%%

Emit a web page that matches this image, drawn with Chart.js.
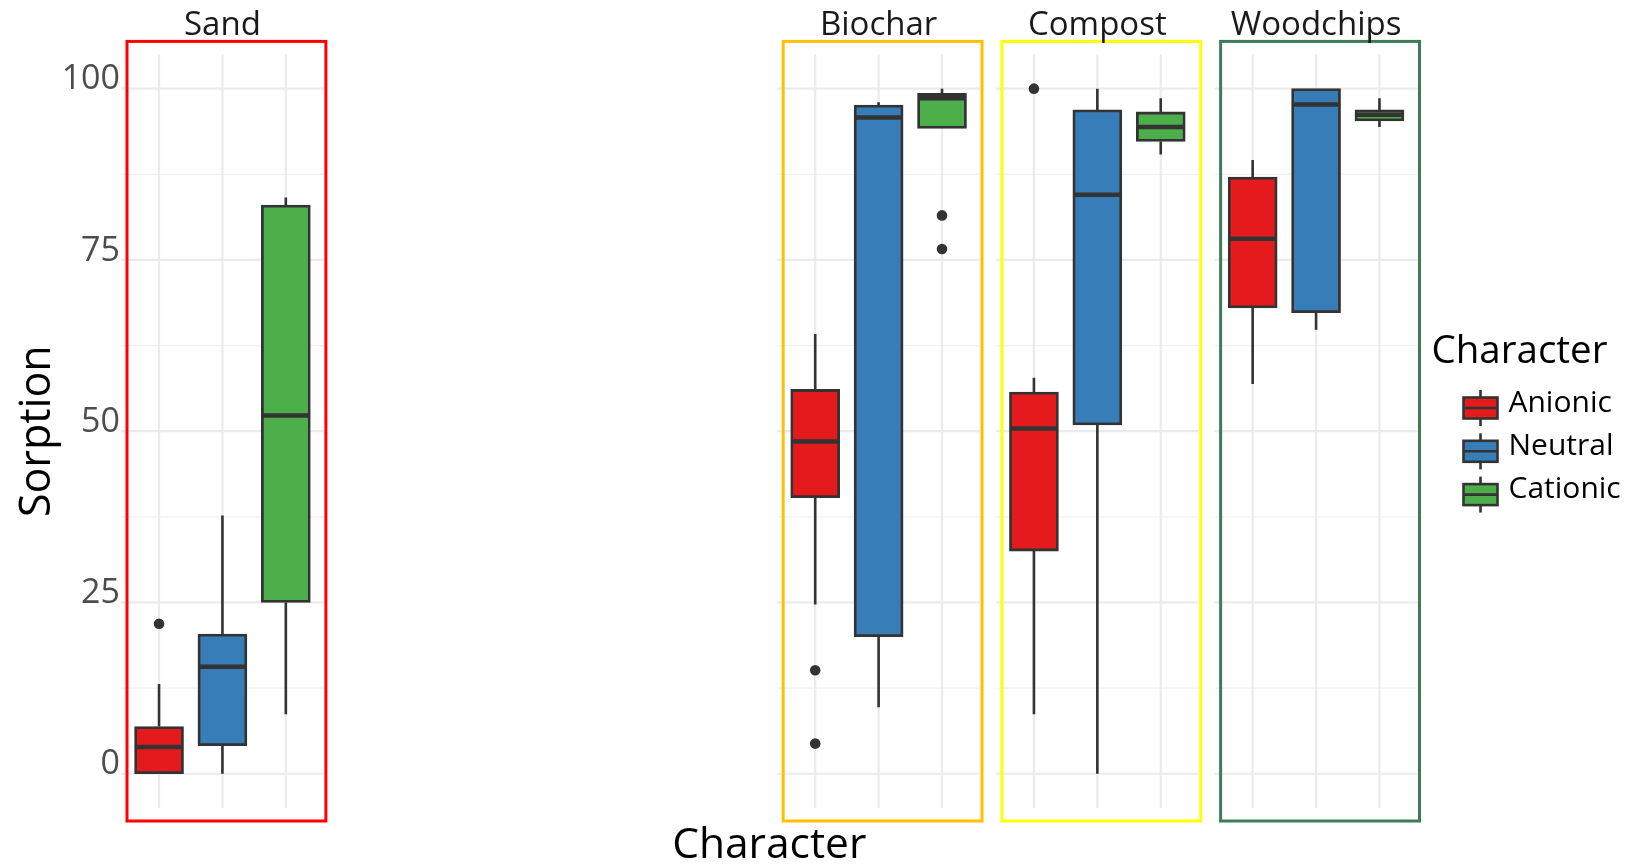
<!DOCTYPE html>
<html>
<head>
<meta charset="utf-8">
<script src="https://cdn.jsdelivr.net/npm/chart.js@4.4.1/dist/chart.umd.min.js"></script>
<style>
  html, body { margin: 0; padding: 0; background: #fff; }
  #wrap { width: 1626px; height: 865px; position: relative; }
</style>
</head>
<body>
<div id="wrap"><canvas id="sorptionChart"></canvas></div>
<script>
const substrates = ['Sand', 'Biochar', 'Compost', 'Woodchips'];
const characters = ['Anionic', 'Neutral', 'Cationic'];

// per substrate: [lower whisker, q1, median, q3, upper whisker]
const anionic = [[0, 0, 3.9, 6.9, 13.1], [24.7, 40.3, 48.5, 56.1, 64.2], [8.7, 32.5, 50.4, 55.7, 57.8], [56.9, 68.0, 78.1, 87.1, 89.6]];
const neutral = [[0, 4.1, 15.6, 20.4, 37.7], [9.7, 20.0, 95.8, 97.6, 98.0], [0, 50.9, 84.5, 96.9, 100], [64.8, 67.3, 97.7, 100, 100]];
const cationic = [[8.7, 25.0, 52.3, 83.0, 84.1], [94.2, 94.2, 98.6, 99.3, 100], [90.4, 92.3, 94.4, 96.6, 98.6], [94.4, 95.3, 96.2, 96.9, 98.6]];

// outliers per substrate
const anionicOut = [[21.9], [15.1, 4.4], [100], []];
const neutralOut = [[], [], [], []];
const cationicOut = [[], [81.5, 76.6], [], []];

const yTicks = [0, 25, 50, 75, 100];
const yMinor = [12.5, 37.5, 62.5, 87.5];

const fillColors = ['#E41A1C', '#377EB8', '#4DAF4A'];
const frameColors = ['#ff0000', '#ffc000', '#ffff00', '#3e7b58'];
const lineCol = '#333333';

// facet slots (two blank facets sit between Sand and Biochar)
const panelSlot = [0, 3, 4, 5];
const PANEL_W = 3.2, PANEL_STEP = 3.45;
const xOf = (s, c) => panelSlot[s] * PANEL_STEP + 0.6 + c;

const stats = [anionic, neutral, cationic];
const outs = [anionicOut, neutralOut, cationicOut];

let datasets = [];
characters.forEach((ch, c) => {
    datasets.push({
        type: 'bar',
        label: ch,
        data: substrates.map((s, i) => ({x: xOf(i, c), y: [stats[c][i][1], stats[c][i][3]]})),
        backgroundColor: fillColors[c],
        borderColor: lineCol,
        borderWidth: 2.8,
        borderSkipped: false,
        barThickness: 49,
        grouped: false,
    });
});

let outPts = [];
outs.forEach((arr, c) => arr.forEach((vals, i) => vals.forEach(v => outPts.push({x: xOf(i, c), y: v}))));
datasets.push({
    type: 'scatter',
    label: 'outliers',
    data: outPts,
    pointRadius: 5.3,
    pointHoverRadius: 5.3,
    backgroundColor: lineCol,
    borderWidth: 0,
});

// panel grid + whiskers under the boxes
const boxUnder = {
    id: 'boxUnder',
    beforeDatasetsDraw(chart) {
        const {ctx, chartArea, scales: {x, y}} = chart;
        ctx.save();
        panelSlot.forEach(slot => {
            const x0 = x.getPixelForValue(slot * PANEL_STEP);
            const x1 = x.getPixelForValue(slot * PANEL_STEP + PANEL_W);
            ctx.strokeStyle = '#f1f1f1';
            ctx.lineWidth = 1.3;
            yMinor.forEach(v => {
                const py = y.getPixelForValue(v);
                ctx.beginPath(); ctx.moveTo(x0, py); ctx.lineTo(x1, py); ctx.stroke();
            });
            ctx.strokeStyle = '#ebebeb';
            ctx.lineWidth = 2.2;
            yTicks.forEach(v => {
                const py = y.getPixelForValue(v);
                ctx.beginPath(); ctx.moveTo(x0, py); ctx.lineTo(x1, py); ctx.stroke();
            });
            for (let c = 0; c < 3; c++) {
                const px = x.getPixelForValue(slot * PANEL_STEP + 0.6 + c);
                ctx.beginPath(); ctx.moveTo(px, chartArea.top); ctx.lineTo(px, chartArea.bottom); ctx.stroke();
            }
        });
        ctx.strokeStyle = lineCol;
        ctx.lineWidth = 2.6;
        stats.forEach((st, c) => {
            st.forEach((row, i) => {
                const px = x.getPixelForValue(xOf(i, c));
                ctx.beginPath();
                ctx.moveTo(px, y.getPixelForValue(row[3])); ctx.lineTo(px, y.getPixelForValue(row[4]));
                ctx.moveTo(px, y.getPixelForValue(row[1])); ctx.lineTo(px, y.getPixelForValue(row[0]));
                ctx.stroke();
            });
        });
        ctx.restore();
    }
};

// medians, facet frames, strip labels, legend
const boxOver = {
    id: 'boxOver',
    afterDatasetsDraw(chart) {
        const {ctx, scales: {x, y}} = chart;
        ctx.save();
        ctx.strokeStyle = lineCol;
        ctx.lineWidth = 4.5;
        stats.forEach((st, c) => {
            const meta = chart.getDatasetMeta(c);
            st.forEach((row, i) => {
                const bar = meta.data[i];
                const py = y.getPixelForValue(row[2]);
                ctx.beginPath();
                ctx.moveTo(bar.x - bar.width / 2 + 1, py);
                ctx.lineTo(bar.x + bar.width / 2 - 1, py);
                ctx.stroke();
            });
        });
        ctx.restore();
    },
    afterDraw(chart) {
        const {ctx, chartArea, scales: {x}} = chart;
        ctx.save();
        panelSlot.forEach((slot, i) => {
            const x0 = x.getPixelForValue(slot * PANEL_STEP);
            const x1 = x.getPixelForValue(slot * PANEL_STEP + PANEL_W);
            ctx.strokeStyle = frameColors[i];
            ctx.lineWidth = 3;
            ctx.strokeRect(x0 + 6, chartArea.top - 13, (x1 + 2) - (x0 + 6), chartArea.bottom - chartArea.top + 26);
            ctx.fillStyle = '#1a1a1a';
            ctx.font = '33px "Open Sans"';
            ctx.textAlign = 'center';
            ctx.textBaseline = 'alphabetic';
            ctx.fillText(substrates[i], (x0 + x1) / 2, chartArea.top - 19.5);
        });

        // legend
        const lx = chartArea.right + 14;
        ctx.textAlign = 'left';
        ctx.fillStyle = '#000';
        ctx.font = '38.5px "Open Sans"';
        ctx.fillText('Character', lx, 363);
        characters.forEach((ch, c) => {
            const cy = 408 + c * 43.3;
            const gx = lx + 32, gw = 34, gh = 21;
            ctx.strokeStyle = lineCol;
            ctx.lineWidth = 2.6;
            ctx.beginPath();
            ctx.moveTo(gx + gw / 2, cy - 18); ctx.lineTo(gx + gw / 2, cy + 18);
            ctx.stroke();
            ctx.fillStyle = fillColors[c];
            ctx.fillRect(gx, cy - gh / 2, gw, gh);
            ctx.strokeRect(gx, cy - gh / 2, gw, gh);
            ctx.beginPath();
            ctx.moveTo(gx, cy); ctx.lineTo(gx + gw, cy);
            ctx.stroke();
            ctx.fillStyle = '#000';
            ctx.font = '30px "Open Sans"';
            ctx.fillText(ch, lx + 77, cy + 3.5);
        });
        ctx.restore();
    }
};

const config = {
    type: 'bar',
    data: {datasets: datasets},
    options: {
        responsive: true,
        maintainAspectRatio: false,
        animation: false,
        layout: {padding: {top: 54.4, right: 208.5, bottom: 0, left: 0}},
        plugins: {
            legend: {display: false},
            tooltip: {enabled: false},
        },
        scales: {
            x: {
                type: 'linear',
                min: 0,
                max: 5 * PANEL_STEP + PANEL_W,
                offset: false,
                afterFit: s => { s.height = 57; },
                grid: {display: false, drawTicks: false},
                border: {display: false},
                ticks: {display: false},
                title: {
                    display: true, text: 'Character', color: '#000', padding: 0,
                    font: {family: 'Open Sans', size: 42.5, lineHeight: 0.9}
                }
            },
            y: {
                min: -5,
                max: 105,
                afterBuildTicks: s => { s.ticks = yTicks.map(v => ({value: v})); },
                afterFit: s => { s.width = 121; },
                grid: {display: false, drawTicks: false},
                border: {display: false},
                ticks: {
                    color: '#4d4d4d', padding: 1, labelOffset: -9,
                    font: {family: 'Open Sans', size: 34}
                },
                title: {
                    display: true, text: 'Sorption', color: '#000',
                    padding: {top: 12, bottom: 0},
                    font: {family: 'Open Sans', size: 43}
                }
            }
        }
    },
    plugins: [boxUnder, boxOver]
};

new Chart(document.getElementById('sorptionChart'), config);
</script>
</body>
</html>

%%

Stated exercise:
Take the material above from its first line through the line holding "96.2, 96.9, 98.6]];" and set it down exactly, without the pictures.

Full answer:
Emit a web page that matches this image, drawn with Chart.js.
<!DOCTYPE html>
<html>
<head>
<meta charset="utf-8">
<script src="https://cdn.jsdelivr.net/npm/chart.js@4.4.1/dist/chart.umd.min.js"></script>
<style>
  html, body { margin: 0; padding: 0; background: #fff; }
  #wrap { width: 1626px; height: 865px; position: relative; }
</style>
</head>
<body>
<div id="wrap"><canvas id="sorptionChart"></canvas></div>
<script>
const substrates = ['Sand', 'Biochar', 'Compost', 'Woodchips'];
const characters = ['Anionic', 'Neutral', 'Cationic'];

// per substrate: [lower whisker, q1, median, q3, upper whisker]
const anionic = [[0, 0, 3.9, 6.9, 13.1], [24.7, 40.3, 48.5, 56.1, 64.2], [8.7, 32.5, 50.4, 55.7, 57.8], [56.9, 68.0, 78.1, 87.1, 89.6]];
const neutral = [[0, 4.1, 15.6, 20.4, 37.7], [9.7, 20.0, 95.8, 97.6, 98.0], [0, 50.9, 84.5, 96.9, 100], [64.8, 67.3, 97.7, 100, 100]];
const cationic = [[8.7, 25.0, 52.3, 83.0, 84.1], [94.2, 94.2, 98.6, 99.3, 100], [90.4, 92.3, 94.4, 96.6, 98.6], [94.4, 95.3, 96.2, 96.9, 98.6]];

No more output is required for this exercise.